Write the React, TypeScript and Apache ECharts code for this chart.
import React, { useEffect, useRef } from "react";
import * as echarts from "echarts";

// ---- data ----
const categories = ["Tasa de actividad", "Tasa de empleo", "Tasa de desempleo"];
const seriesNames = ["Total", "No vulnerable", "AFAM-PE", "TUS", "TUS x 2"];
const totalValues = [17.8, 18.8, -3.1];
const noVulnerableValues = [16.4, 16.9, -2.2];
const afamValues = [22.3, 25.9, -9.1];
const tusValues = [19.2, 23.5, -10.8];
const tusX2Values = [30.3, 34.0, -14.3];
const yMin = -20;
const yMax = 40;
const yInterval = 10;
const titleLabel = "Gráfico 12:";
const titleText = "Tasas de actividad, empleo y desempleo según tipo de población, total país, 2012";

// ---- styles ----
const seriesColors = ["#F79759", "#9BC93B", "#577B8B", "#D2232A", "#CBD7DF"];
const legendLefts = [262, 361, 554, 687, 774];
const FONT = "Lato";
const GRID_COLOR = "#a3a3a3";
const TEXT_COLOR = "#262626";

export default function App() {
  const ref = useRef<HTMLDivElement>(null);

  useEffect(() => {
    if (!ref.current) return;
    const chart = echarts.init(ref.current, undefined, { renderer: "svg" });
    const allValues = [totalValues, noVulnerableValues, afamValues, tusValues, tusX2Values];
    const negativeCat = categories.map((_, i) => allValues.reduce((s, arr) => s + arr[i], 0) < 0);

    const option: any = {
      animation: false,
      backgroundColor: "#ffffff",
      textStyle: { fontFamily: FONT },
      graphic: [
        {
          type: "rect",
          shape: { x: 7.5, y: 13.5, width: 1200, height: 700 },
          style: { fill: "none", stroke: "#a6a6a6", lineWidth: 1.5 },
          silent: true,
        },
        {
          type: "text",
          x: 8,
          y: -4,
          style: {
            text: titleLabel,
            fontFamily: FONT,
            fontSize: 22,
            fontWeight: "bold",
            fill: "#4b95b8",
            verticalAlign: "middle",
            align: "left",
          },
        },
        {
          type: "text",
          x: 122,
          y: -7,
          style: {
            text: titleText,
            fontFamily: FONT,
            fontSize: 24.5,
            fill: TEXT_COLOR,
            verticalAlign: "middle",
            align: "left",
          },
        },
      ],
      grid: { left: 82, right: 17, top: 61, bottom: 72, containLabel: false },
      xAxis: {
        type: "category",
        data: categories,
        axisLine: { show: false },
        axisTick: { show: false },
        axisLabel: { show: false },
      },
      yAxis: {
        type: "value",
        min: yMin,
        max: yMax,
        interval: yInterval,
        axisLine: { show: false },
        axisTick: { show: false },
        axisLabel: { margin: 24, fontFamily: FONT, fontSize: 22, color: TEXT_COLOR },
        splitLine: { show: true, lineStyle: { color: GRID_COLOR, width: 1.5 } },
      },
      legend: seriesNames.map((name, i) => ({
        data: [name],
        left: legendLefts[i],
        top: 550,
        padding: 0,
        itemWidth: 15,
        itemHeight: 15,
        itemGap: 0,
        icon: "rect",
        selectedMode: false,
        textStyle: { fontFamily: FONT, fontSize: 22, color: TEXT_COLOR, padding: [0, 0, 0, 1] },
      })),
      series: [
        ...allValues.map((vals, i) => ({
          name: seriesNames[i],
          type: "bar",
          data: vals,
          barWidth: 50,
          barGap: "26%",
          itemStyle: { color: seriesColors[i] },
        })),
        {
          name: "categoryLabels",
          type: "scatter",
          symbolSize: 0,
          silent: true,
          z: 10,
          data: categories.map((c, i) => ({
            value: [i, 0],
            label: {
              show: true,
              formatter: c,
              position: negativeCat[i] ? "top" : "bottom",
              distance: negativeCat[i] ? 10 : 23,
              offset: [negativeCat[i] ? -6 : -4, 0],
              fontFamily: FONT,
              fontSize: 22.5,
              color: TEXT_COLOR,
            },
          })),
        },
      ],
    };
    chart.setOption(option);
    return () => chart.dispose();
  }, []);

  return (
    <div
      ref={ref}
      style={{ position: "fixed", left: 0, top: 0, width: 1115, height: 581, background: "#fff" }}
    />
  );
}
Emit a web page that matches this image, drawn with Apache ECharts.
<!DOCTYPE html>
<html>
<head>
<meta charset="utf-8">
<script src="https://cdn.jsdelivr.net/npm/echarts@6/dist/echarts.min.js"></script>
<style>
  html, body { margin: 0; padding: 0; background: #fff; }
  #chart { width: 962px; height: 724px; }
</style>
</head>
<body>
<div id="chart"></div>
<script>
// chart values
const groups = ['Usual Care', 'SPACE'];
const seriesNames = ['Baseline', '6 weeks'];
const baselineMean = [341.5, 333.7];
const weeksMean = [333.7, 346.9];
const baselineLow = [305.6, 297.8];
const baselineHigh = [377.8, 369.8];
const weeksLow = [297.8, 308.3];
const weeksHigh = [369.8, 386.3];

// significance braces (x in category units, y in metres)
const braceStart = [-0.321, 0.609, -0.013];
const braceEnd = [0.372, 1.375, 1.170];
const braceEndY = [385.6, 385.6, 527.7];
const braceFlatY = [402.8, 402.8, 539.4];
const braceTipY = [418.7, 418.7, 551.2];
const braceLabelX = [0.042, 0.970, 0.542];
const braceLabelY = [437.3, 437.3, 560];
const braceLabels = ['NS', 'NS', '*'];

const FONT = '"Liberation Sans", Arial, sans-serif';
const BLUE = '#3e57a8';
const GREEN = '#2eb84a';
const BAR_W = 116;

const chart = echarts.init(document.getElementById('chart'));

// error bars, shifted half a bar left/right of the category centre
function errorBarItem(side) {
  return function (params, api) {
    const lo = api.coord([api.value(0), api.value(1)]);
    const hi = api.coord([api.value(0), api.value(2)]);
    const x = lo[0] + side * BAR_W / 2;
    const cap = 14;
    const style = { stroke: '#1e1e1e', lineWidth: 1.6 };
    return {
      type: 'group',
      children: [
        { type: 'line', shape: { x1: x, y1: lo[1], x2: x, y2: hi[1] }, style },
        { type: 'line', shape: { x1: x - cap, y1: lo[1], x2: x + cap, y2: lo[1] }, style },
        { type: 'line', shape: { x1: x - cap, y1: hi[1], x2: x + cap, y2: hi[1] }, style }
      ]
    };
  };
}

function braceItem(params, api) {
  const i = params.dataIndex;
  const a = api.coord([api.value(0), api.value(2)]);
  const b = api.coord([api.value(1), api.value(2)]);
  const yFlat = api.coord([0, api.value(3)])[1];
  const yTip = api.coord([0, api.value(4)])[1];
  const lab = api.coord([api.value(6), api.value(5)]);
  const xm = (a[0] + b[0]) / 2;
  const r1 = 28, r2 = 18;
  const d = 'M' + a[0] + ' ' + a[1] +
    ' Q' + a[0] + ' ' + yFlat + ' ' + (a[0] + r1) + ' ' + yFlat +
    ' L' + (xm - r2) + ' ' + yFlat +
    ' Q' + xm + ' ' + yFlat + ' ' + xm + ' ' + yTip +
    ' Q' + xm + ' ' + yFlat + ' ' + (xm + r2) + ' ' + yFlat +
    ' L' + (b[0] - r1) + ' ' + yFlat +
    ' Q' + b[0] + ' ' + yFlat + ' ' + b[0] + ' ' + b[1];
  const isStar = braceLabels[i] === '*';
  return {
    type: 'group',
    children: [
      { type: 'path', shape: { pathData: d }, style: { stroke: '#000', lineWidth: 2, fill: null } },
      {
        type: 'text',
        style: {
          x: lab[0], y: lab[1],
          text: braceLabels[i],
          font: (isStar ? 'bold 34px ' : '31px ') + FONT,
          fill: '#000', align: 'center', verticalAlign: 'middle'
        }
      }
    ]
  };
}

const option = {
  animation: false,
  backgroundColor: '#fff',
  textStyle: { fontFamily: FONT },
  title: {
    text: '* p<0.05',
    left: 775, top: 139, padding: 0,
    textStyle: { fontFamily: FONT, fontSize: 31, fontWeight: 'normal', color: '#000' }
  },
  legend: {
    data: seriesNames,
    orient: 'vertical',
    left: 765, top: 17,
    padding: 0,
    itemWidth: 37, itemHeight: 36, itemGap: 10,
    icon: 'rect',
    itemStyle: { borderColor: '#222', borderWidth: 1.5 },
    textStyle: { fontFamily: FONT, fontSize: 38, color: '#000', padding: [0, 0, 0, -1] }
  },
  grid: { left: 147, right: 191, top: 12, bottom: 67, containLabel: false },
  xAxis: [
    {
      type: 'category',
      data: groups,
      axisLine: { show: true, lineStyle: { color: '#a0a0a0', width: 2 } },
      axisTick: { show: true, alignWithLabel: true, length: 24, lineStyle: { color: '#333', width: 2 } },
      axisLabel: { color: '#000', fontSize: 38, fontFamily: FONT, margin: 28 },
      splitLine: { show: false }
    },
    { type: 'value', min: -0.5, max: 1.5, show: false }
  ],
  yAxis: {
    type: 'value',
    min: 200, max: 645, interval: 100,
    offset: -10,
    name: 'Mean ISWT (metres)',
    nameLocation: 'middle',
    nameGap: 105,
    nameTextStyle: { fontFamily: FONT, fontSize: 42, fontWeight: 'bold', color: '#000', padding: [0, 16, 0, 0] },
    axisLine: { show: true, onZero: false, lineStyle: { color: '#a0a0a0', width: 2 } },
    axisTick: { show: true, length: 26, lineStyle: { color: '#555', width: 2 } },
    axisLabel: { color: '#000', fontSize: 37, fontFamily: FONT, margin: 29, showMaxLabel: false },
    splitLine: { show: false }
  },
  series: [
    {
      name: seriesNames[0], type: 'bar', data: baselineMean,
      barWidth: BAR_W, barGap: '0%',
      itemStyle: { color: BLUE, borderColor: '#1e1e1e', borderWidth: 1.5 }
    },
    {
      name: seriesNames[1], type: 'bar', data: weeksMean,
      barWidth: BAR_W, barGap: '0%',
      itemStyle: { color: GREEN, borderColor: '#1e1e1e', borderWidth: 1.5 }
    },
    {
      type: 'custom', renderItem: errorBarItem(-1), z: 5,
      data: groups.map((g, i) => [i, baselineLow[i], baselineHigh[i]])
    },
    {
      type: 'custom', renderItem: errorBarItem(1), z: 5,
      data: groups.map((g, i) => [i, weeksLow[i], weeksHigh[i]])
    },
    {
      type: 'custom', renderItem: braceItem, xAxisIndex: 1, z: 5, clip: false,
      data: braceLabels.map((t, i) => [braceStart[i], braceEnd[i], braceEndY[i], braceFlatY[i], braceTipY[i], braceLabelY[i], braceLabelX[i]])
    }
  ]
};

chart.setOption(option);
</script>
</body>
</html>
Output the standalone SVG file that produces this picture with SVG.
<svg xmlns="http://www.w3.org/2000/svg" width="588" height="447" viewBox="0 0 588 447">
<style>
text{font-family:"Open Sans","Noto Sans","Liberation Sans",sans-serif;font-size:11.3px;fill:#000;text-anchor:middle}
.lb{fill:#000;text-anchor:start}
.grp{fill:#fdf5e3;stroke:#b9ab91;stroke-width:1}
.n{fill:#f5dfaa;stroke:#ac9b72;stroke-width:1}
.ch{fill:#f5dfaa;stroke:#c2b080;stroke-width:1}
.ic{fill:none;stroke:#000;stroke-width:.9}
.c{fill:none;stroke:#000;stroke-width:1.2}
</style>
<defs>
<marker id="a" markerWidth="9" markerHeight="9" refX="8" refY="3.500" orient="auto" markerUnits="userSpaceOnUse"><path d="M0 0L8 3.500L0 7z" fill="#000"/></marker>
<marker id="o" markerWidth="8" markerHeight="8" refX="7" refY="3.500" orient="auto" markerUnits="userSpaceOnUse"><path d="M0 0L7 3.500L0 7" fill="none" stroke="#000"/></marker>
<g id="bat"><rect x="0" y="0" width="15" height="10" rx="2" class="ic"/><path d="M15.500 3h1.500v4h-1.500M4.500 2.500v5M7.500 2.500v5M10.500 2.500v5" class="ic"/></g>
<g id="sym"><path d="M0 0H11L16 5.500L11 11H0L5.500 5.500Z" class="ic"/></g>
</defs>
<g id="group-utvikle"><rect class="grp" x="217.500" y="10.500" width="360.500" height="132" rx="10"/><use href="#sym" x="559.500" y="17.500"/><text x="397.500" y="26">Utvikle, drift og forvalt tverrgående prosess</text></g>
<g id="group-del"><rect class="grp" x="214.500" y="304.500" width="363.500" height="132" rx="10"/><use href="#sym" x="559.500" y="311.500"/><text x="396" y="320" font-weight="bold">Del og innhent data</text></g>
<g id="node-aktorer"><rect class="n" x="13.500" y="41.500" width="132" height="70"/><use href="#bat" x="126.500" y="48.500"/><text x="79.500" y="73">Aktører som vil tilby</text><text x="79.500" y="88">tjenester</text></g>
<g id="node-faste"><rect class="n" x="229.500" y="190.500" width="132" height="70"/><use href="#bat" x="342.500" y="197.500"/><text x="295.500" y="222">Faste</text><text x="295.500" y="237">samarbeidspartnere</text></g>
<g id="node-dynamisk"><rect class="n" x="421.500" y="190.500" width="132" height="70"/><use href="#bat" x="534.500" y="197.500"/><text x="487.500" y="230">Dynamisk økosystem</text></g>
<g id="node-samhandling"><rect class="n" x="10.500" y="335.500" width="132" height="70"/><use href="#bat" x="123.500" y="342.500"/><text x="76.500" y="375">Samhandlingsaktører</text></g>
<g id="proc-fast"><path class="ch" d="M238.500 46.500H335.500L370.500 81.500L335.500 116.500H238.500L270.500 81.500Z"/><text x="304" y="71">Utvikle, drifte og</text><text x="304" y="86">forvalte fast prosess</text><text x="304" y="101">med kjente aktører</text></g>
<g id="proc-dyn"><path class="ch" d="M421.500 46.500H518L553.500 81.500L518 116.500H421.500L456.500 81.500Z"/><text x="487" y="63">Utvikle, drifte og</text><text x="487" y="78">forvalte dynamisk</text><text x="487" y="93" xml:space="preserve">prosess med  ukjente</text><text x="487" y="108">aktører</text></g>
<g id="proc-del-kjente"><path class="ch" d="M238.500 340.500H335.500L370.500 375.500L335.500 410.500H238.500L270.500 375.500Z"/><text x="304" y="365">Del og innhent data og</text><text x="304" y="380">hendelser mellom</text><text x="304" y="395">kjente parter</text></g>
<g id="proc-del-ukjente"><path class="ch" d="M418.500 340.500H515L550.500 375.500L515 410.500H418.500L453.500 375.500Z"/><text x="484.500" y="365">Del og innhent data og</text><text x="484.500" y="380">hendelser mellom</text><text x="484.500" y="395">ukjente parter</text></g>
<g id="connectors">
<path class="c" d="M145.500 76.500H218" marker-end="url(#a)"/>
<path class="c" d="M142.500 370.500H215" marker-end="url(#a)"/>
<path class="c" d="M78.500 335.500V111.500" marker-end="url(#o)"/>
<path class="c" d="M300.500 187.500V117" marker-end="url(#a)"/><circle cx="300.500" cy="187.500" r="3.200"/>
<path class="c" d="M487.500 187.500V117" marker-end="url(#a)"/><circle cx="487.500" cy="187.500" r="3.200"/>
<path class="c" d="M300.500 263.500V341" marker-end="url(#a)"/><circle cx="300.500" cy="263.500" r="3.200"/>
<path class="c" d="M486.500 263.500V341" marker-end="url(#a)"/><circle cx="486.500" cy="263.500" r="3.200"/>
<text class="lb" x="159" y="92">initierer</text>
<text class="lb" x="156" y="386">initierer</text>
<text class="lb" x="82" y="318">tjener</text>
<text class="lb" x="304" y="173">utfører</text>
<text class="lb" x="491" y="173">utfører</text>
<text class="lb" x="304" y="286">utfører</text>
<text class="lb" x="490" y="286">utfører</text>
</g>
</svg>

## TASK PROMPT
Please print the material above exactly as it appears, from its first line through the line containing "const ref = useRef<HTMLDivElement>(null);", inclusive, and stop there.

## SOLUTION BELOW
Write the React, TypeScript and Apache ECharts code for this chart.
import React, { useEffect, useRef } from "react";
import * as echarts from "echarts";

// ---- data ----
const categories = ["Tasa de actividad", "Tasa de empleo", "Tasa de desempleo"];
const seriesNames = ["Total", "No vulnerable", "AFAM-PE", "TUS", "TUS x 2"];
const totalValues = [17.8, 18.8, -3.1];
const noVulnerableValues = [16.4, 16.9, -2.2];
const afamValues = [22.3, 25.9, -9.1];
const tusValues = [19.2, 23.5, -10.8];
const tusX2Values = [30.3, 34.0, -14.3];
const yMin = -20;
const yMax = 40;
const yInterval = 10;
const titleLabel = "Gráfico 12:";
const titleText = "Tasas de actividad, empleo y desempleo según tipo de población, total país, 2012";

// ---- styles ----
const seriesColors = ["#F79759", "#9BC93B", "#577B8B", "#D2232A", "#CBD7DF"];
const legendLefts = [262, 361, 554, 687, 774];
const FONT = "Lato";
const GRID_COLOR = "#a3a3a3";
const TEXT_COLOR = "#262626";

export default function App() {
  const ref = useRef<HTMLDivElement>(null);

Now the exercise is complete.